* Start DATA PROVIDED *
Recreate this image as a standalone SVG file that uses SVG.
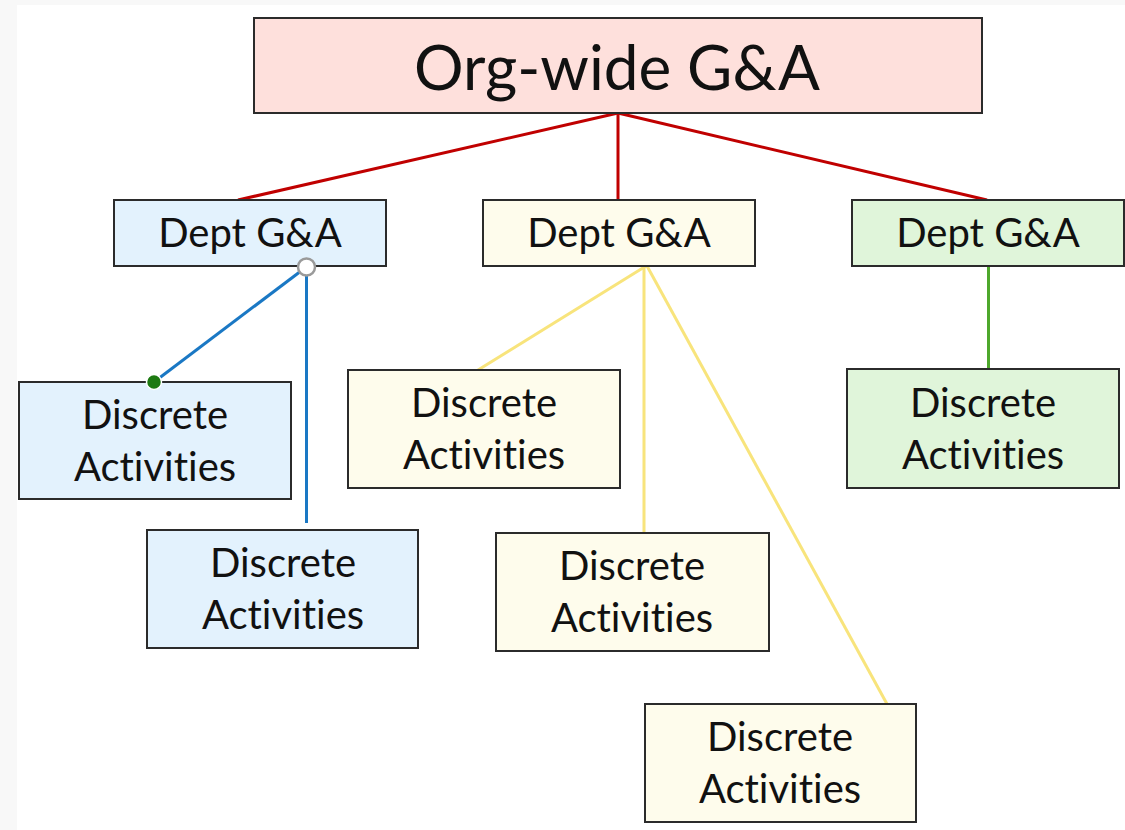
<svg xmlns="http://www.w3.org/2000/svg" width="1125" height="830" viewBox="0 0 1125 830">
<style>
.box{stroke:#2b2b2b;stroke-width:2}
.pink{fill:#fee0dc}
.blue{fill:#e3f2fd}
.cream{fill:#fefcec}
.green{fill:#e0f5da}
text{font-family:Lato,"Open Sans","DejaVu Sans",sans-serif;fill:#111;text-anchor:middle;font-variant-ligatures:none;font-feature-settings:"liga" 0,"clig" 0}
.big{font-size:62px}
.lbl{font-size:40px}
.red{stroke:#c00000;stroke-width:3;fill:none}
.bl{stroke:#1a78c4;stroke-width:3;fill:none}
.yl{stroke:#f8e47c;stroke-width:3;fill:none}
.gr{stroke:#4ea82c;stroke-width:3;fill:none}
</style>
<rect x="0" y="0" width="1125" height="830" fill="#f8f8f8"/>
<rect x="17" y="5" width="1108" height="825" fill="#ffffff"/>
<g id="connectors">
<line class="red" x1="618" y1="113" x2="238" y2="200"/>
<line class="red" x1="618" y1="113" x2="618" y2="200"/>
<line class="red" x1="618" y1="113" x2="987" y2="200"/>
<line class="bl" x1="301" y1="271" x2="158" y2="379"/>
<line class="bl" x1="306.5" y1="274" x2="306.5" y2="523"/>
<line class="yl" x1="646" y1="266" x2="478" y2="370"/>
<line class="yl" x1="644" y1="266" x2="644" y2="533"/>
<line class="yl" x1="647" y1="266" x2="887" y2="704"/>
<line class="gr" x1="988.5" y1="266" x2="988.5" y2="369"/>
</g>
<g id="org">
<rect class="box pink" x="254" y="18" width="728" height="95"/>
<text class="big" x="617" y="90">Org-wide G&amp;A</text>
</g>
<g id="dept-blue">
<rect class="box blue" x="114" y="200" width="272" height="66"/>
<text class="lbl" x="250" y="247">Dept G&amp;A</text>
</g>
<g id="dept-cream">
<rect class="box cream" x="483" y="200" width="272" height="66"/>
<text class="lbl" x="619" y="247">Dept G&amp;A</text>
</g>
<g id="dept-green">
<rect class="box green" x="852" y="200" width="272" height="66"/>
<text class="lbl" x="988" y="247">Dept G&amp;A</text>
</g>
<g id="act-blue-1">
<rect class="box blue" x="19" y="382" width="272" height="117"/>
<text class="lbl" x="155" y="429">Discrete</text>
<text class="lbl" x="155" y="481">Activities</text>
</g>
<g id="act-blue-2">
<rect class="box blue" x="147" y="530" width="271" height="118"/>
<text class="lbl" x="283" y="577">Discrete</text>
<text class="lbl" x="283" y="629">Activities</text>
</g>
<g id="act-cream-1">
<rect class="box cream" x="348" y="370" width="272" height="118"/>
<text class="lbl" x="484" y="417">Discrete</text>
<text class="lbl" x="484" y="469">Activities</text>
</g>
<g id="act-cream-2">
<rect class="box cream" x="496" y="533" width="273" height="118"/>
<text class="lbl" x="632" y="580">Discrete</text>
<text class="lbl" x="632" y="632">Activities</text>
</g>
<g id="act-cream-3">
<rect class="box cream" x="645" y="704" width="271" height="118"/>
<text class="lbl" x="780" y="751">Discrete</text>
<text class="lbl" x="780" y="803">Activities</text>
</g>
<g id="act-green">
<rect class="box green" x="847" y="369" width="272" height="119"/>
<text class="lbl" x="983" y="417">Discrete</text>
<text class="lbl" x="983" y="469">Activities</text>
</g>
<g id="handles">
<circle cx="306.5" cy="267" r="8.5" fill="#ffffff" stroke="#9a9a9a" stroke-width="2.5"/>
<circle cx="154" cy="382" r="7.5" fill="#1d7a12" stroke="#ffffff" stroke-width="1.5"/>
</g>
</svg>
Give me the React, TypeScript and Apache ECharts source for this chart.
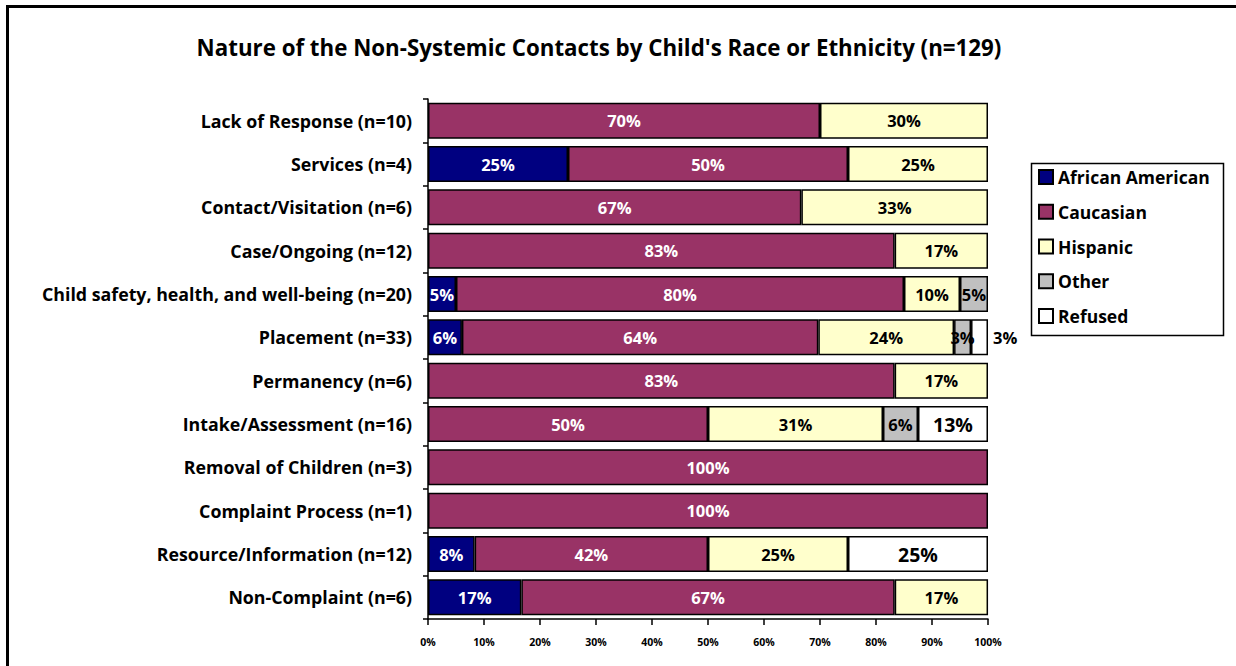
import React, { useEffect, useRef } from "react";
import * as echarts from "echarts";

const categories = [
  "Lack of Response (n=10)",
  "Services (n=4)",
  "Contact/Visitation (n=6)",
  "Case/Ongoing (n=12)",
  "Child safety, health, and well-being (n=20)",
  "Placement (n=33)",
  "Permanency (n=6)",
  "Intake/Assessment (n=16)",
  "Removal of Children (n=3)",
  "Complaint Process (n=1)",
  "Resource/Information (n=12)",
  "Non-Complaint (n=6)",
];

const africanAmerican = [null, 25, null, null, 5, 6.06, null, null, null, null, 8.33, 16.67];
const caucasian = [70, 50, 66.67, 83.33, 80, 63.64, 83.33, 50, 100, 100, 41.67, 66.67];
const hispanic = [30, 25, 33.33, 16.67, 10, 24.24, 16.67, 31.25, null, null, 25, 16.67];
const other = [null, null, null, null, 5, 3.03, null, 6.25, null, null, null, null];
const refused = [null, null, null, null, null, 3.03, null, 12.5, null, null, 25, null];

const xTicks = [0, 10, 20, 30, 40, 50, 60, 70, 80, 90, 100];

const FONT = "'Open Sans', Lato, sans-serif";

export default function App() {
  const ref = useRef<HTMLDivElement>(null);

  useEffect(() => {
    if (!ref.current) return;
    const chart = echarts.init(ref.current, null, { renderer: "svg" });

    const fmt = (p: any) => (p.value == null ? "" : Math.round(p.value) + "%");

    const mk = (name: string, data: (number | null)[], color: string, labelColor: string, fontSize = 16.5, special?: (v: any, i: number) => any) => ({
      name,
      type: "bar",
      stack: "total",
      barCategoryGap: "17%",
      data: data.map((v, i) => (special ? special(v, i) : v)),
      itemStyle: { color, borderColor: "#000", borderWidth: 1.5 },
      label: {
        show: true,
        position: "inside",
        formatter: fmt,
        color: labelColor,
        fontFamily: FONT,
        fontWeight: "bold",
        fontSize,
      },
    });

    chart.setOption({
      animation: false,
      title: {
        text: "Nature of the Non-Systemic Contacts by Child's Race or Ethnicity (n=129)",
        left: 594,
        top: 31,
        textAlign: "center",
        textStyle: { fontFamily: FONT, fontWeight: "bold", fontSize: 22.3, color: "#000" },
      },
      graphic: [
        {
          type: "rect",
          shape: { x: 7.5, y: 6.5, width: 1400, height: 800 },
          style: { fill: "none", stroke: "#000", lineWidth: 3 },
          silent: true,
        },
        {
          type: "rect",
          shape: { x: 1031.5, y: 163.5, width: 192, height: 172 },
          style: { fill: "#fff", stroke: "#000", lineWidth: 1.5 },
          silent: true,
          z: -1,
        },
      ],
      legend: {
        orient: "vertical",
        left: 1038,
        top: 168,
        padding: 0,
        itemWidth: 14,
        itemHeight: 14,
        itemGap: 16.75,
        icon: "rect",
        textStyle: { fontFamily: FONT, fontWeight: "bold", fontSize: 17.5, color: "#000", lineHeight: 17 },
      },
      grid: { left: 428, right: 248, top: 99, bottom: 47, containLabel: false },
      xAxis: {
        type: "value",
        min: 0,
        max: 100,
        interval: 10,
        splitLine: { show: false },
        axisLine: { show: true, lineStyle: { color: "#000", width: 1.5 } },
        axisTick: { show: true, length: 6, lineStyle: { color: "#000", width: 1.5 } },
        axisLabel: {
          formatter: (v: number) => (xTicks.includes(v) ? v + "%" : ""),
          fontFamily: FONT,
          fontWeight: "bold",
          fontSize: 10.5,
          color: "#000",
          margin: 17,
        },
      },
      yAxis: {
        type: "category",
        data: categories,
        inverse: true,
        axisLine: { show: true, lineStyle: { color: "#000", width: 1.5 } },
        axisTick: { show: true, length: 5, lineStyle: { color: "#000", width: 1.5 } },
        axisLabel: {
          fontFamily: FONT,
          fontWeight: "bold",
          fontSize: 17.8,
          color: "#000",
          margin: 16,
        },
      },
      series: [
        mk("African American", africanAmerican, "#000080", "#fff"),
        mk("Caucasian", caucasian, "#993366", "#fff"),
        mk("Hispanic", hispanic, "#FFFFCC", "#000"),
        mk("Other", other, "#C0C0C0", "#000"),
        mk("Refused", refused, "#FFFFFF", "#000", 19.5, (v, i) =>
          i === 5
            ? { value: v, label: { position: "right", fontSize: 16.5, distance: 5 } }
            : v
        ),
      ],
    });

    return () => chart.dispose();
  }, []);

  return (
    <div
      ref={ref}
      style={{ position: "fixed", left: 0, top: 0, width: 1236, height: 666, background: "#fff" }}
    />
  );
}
* End DATA PROVIDED *
* Start DATA PROVIDED *
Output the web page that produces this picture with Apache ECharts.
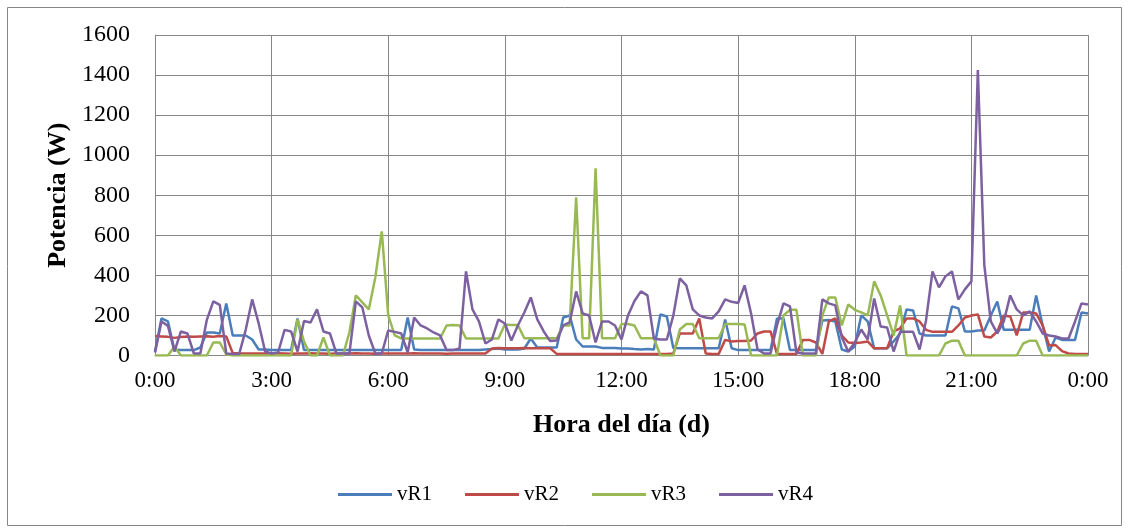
* End DATA PROVIDED *
* Start DATA PROVIDED *
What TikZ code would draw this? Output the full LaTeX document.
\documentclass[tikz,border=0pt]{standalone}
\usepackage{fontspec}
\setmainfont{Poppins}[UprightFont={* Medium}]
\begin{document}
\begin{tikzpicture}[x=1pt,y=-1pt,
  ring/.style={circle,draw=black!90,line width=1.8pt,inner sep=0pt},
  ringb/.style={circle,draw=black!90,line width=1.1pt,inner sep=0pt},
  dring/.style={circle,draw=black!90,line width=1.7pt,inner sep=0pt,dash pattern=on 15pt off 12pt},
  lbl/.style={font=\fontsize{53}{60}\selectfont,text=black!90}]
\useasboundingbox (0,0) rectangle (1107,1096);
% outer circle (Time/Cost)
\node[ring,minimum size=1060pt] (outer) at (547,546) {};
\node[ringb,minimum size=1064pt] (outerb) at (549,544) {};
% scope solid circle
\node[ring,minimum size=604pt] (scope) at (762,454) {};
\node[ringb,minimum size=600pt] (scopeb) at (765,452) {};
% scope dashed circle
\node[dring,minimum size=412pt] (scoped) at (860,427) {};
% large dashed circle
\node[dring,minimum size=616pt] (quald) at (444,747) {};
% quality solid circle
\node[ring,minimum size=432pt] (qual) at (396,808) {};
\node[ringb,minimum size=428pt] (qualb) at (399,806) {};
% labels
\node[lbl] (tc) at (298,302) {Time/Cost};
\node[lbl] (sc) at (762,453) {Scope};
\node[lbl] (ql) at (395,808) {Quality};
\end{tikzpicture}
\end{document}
* End DATA PROVIDED *
- _DIRECTIONS FOR THIS TASK_
Extract exactly, and only, the lines from the one with "Give me the" to the one with "const fmt = (p: any)", both ends counted. Leave the images behind.

- _WORKED SOLUTION_
Give me the React, TypeScript and Apache ECharts source for this chart.
import React, { useEffect, useRef } from "react";
import * as echarts from "echarts";

const categories = [
  "Lack of Response (n=10)",
  "Services (n=4)",
  "Contact/Visitation (n=6)",
  "Case/Ongoing (n=12)",
  "Child safety, health, and well-being (n=20)",
  "Placement (n=33)",
  "Permanency (n=6)",
  "Intake/Assessment (n=16)",
  "Removal of Children (n=3)",
  "Complaint Process (n=1)",
  "Resource/Information (n=12)",
  "Non-Complaint (n=6)",
];

const africanAmerican = [null, 25, null, null, 5, 6.06, null, null, null, null, 8.33, 16.67];
const caucasian = [70, 50, 66.67, 83.33, 80, 63.64, 83.33, 50, 100, 100, 41.67, 66.67];
const hispanic = [30, 25, 33.33, 16.67, 10, 24.24, 16.67, 31.25, null, null, 25, 16.67];
const other = [null, null, null, null, 5, 3.03, null, 6.25, null, null, null, null];
const refused = [null, null, null, null, null, 3.03, null, 12.5, null, null, 25, null];

const xTicks = [0, 10, 20, 30, 40, 50, 60, 70, 80, 90, 100];

const FONT = "'Open Sans', Lato, sans-serif";

export default function App() {
  const ref = useRef<HTMLDivElement>(null);

  useEffect(() => {
    if (!ref.current) return;
    const chart = echarts.init(ref.current, null, { renderer: "svg" });

    const fmt = (p: any) => (p.value == null ? "" : Math.round(p.value) + "%");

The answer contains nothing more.